After the match, it seems everyone has the same recollection of
the response of coach Scates.
“He’s always the most understanding when you least
expect it,” Wong said. “When you lose a match, you
think he’s going to come down tough on you, and that’s
when he’s the most supportive.”
Paul Nihipali, a freshman middle blocker that year, recalls that
the very next day as the team was leaving the airport, Scates took
each player aside who would be returning for the next year (the
1994 team only had one senior) and began telling him what his role
would be for next year.
“He was, “˜Alright, next step, right on to
’95,'” Nihipali said. “That day, right when
we left Indiana, Al was already starting us up for a really strong
season in 1995.”
A few weeks after coming back, Scates sent the team a memo,
Nygaard said. Its message fell along these lines: “Hey boys,
we had a season that never met our goal, which is to win the NCAAs.
Because of that, the season is considered a failure. Our goal is to
win and anything short of that doesn’t matter. I’ve
already thought about the next year, and what we need to do is this
…”
It was this preparation that made the next year so perfect. UCLA
came into the Final Four with only one loss, to Ball State, and the
Bruins’ first matchup in the semifinals was against Ball
State. UCLA swept them. Then the Bruins found out they would play
Penn State for the championship.
In three short games, UCLA reclaimed its title for its 15th
championship.
“It was slated as a kind of revenge match,” Erik
Sullivan said. “We tried not to play it off like that but it
sure felt good to beat them a year later.

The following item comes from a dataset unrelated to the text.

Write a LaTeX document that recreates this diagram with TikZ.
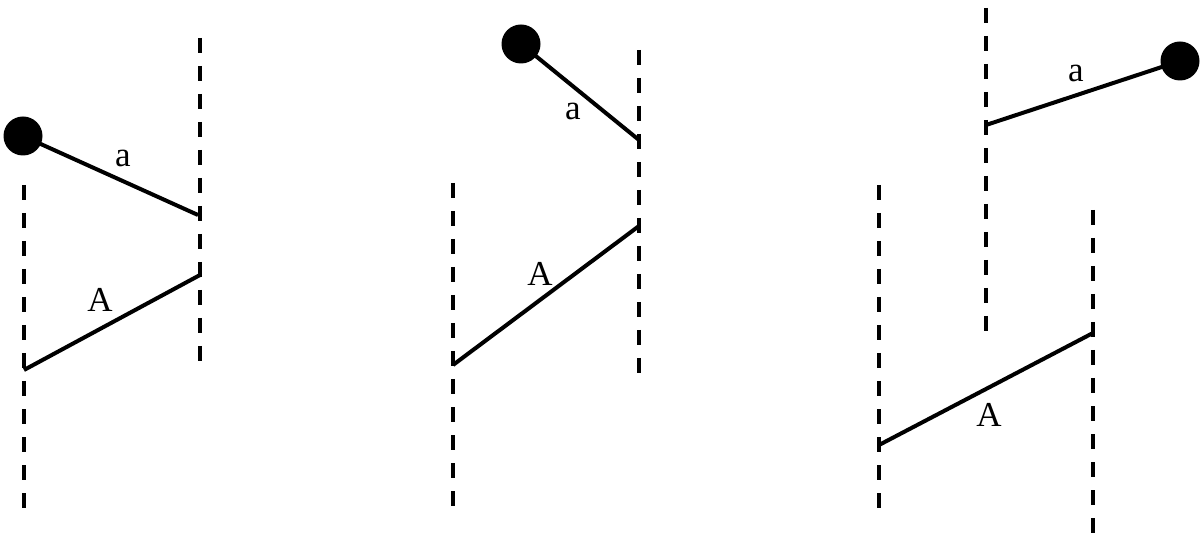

“It helps ease some of the pain.”
What was the score?
“15-3, 15-10, 15-10,” Nygaard said immediately.
And does he also know the score of the 1994 match off the top of
his head?
“No. Can’t dig that one out,” he said.
“Sorry.”
UCLA has never won a title at Indiana, and this is the
tournament’s first time back at IPFW after 1994. So in a way
the 2000 Bruins, though they weren’t around then, have a load
on their shoulders.
“It’s too bad for this team going into finals that
that’s what Fort Wayne means to UCLA volleyball,”
Nihipali said.
But Seth Burnham, one of the team’s five seniors, has
heard the stories. And he says the Bruins are determined not to let
down again.
“That’s the worst memory any of (the former players)
have of their entire career ““ that’s definitely on our
minds,” Burnham said. “If the younger guys don’t
know, we’ll let them know.
“(Penn State) is in the weakest league but if they put a
match together, they can beat anybody,” he added.
And though no one says anything about it, winning might just be
redemption for a UCLA men’s volleyball program that has won
the national title 17 times out of 30, and has won it everywhere
except Indiana.
Still, you definitely won’t hear talk about revenge or
redemption or even Indiana from coach Scates.
“It’s really a gift ““ not many people can do
it,” he said again of his ability to repress the worst
memories. “I can’t tell you anything about those
finals.”
Scates smiled and added simply, “But I’ll make sure
I remember every detail of this one.”